### [Brief]
In the records below, begin at the line containing "What matplotlib code" and end at the line containing "from matplotlib.lines import Line2D"; quote every line in that span exactly, including both boundary lines, and no others.

Start of Given records

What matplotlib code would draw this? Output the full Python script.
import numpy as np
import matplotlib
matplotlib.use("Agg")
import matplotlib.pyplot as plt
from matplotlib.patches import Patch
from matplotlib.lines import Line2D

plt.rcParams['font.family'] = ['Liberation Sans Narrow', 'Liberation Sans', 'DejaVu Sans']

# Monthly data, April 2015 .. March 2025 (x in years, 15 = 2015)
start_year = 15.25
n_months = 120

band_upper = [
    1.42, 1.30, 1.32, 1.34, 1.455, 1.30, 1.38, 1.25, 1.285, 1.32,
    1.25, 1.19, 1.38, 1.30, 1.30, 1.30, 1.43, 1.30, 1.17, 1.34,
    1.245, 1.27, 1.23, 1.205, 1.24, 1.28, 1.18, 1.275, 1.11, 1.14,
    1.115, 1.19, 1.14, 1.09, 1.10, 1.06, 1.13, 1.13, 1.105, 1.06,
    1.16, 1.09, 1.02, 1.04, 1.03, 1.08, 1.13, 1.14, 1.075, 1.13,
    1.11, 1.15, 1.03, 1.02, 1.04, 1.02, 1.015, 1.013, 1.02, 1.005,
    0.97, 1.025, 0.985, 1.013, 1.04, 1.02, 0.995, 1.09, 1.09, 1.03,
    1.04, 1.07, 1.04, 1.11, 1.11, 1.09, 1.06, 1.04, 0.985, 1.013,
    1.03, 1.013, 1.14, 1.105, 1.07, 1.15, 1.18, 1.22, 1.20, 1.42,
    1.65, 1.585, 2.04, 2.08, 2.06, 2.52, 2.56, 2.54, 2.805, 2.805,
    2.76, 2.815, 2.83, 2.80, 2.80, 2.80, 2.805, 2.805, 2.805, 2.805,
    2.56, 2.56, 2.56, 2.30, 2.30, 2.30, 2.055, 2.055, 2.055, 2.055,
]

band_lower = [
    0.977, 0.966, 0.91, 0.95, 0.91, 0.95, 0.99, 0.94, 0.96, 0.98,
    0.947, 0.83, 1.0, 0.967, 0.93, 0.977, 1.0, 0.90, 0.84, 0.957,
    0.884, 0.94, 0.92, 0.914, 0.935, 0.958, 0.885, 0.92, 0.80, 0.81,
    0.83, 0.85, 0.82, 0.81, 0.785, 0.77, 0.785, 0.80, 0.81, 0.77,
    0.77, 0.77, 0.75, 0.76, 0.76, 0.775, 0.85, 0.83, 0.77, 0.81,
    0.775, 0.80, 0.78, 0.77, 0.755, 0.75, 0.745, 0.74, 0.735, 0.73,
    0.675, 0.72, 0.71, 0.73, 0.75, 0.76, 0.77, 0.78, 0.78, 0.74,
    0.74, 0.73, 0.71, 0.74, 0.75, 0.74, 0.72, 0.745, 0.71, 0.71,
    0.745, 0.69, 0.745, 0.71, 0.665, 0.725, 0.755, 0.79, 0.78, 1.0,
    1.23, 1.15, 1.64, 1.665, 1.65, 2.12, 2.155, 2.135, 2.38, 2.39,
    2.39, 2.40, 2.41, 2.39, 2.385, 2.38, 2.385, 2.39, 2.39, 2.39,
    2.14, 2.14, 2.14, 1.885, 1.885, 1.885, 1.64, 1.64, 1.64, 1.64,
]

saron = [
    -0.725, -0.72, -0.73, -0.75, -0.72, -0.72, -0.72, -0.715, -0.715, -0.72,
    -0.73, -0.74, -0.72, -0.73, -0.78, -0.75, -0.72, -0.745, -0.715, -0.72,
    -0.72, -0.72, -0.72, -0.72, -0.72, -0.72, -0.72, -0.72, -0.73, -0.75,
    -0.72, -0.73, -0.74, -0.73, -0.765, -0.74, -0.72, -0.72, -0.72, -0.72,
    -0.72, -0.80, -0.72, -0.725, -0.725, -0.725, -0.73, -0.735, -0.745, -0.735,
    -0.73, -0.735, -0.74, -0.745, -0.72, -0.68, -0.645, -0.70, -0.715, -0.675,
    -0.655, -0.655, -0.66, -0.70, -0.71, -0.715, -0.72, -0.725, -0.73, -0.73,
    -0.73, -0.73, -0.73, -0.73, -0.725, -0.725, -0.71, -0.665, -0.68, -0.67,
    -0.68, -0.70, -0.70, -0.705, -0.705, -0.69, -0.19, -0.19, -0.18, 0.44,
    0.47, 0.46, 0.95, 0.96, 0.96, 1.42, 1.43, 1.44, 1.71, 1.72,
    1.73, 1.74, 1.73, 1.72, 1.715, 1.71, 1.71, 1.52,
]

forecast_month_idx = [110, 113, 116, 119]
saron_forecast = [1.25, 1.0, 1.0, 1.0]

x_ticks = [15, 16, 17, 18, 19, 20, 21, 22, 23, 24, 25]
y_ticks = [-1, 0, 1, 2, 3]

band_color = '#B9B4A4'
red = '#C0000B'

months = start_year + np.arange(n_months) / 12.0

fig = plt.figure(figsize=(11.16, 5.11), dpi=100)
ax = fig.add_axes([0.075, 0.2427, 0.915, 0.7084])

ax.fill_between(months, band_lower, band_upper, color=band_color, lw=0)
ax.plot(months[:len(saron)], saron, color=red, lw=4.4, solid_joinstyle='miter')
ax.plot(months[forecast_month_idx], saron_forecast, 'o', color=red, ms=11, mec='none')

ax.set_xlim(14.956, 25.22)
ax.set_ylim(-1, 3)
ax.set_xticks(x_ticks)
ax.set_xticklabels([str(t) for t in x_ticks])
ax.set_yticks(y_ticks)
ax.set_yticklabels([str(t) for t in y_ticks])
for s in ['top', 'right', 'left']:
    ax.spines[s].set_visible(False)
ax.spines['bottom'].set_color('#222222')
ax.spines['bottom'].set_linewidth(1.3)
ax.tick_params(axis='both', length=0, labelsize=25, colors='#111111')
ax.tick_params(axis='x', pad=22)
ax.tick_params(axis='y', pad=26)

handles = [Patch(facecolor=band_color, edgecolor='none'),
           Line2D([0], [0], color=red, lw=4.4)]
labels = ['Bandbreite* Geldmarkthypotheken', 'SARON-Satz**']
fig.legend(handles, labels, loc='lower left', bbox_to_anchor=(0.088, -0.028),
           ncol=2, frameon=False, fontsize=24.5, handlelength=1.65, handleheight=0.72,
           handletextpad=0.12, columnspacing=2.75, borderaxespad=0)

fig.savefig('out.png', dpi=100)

End of Given records
Start of Given records

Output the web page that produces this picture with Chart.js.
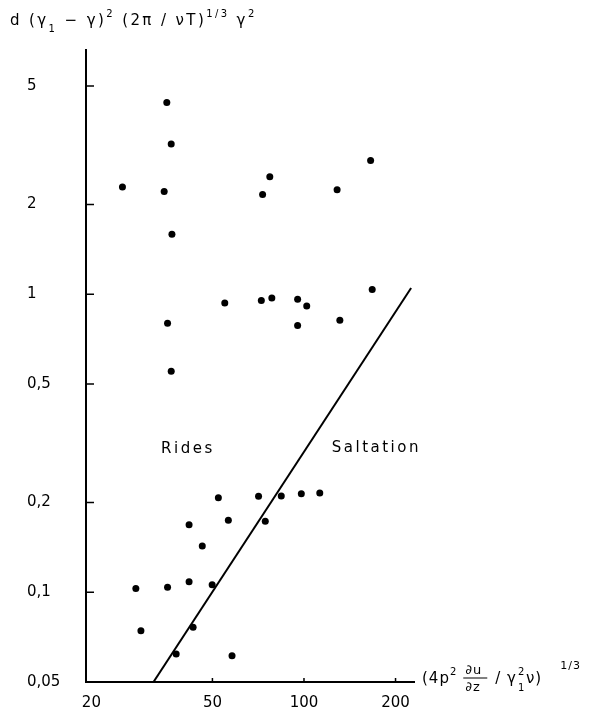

End of Given records
Start of Given records

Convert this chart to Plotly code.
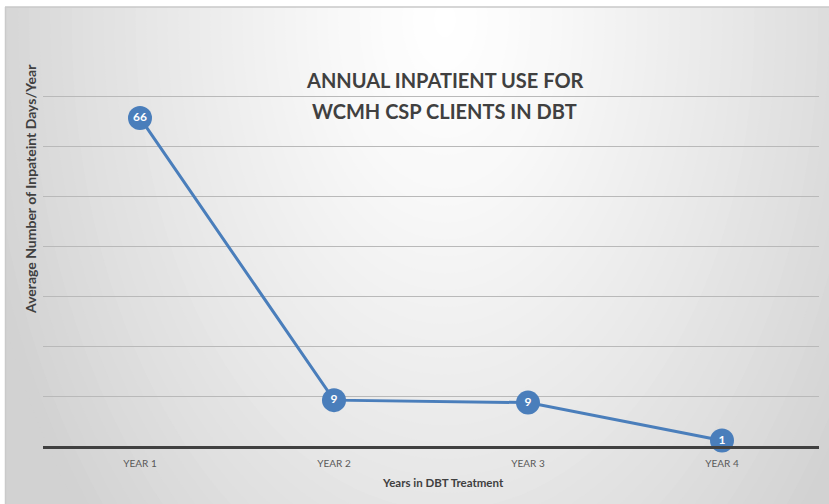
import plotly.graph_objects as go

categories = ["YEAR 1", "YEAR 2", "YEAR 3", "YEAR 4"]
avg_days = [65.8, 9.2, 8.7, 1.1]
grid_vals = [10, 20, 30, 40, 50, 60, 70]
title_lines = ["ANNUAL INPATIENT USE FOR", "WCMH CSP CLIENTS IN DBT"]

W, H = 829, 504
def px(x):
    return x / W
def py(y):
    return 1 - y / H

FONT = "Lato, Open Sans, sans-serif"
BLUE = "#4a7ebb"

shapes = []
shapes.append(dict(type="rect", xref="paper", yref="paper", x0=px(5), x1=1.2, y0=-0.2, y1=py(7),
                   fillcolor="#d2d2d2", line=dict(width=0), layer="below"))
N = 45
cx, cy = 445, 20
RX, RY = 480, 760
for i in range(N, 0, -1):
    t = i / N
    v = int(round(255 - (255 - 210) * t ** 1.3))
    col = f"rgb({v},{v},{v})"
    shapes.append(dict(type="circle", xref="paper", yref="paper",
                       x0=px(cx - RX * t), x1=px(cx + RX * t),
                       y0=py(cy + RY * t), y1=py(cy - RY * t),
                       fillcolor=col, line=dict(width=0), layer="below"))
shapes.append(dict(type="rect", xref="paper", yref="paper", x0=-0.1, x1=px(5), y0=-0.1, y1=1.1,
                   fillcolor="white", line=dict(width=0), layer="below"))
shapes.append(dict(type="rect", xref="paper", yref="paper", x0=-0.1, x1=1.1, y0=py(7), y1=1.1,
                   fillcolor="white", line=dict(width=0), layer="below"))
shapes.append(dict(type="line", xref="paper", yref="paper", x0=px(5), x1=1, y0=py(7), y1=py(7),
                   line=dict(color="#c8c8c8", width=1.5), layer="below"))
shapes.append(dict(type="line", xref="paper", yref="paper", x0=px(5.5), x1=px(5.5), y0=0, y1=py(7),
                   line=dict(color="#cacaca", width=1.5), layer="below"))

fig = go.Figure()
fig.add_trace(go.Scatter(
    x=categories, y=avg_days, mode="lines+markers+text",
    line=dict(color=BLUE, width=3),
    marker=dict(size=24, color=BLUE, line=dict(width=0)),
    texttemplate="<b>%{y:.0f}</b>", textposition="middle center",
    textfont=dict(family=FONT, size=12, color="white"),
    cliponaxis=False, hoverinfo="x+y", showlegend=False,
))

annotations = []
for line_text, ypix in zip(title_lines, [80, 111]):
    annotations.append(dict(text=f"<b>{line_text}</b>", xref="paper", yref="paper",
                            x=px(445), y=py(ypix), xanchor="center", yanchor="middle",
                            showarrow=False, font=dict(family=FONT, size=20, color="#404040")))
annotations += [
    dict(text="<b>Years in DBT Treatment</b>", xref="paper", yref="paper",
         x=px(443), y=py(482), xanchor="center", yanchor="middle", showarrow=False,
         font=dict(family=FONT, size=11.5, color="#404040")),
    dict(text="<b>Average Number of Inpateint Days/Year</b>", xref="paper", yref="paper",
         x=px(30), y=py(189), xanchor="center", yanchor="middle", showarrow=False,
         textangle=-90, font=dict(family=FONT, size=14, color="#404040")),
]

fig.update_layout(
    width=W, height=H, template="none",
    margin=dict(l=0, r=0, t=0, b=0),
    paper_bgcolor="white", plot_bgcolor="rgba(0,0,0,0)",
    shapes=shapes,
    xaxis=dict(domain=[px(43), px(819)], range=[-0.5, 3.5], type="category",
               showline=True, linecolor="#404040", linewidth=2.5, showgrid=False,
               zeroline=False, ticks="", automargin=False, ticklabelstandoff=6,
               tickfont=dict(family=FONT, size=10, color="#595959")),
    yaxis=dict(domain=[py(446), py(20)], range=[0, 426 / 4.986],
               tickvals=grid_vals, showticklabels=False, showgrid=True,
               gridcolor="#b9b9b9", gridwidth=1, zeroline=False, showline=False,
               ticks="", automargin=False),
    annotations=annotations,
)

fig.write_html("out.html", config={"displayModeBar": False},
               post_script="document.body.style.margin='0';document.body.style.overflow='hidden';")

End of Given records

### [The answer]
What matplotlib code would draw this? Output the full Python script.
import numpy as np
import matplotlib
matplotlib.use("Agg")
import matplotlib.pyplot as plt
from matplotlib.patches import Patch
from matplotlib.lines import Line2D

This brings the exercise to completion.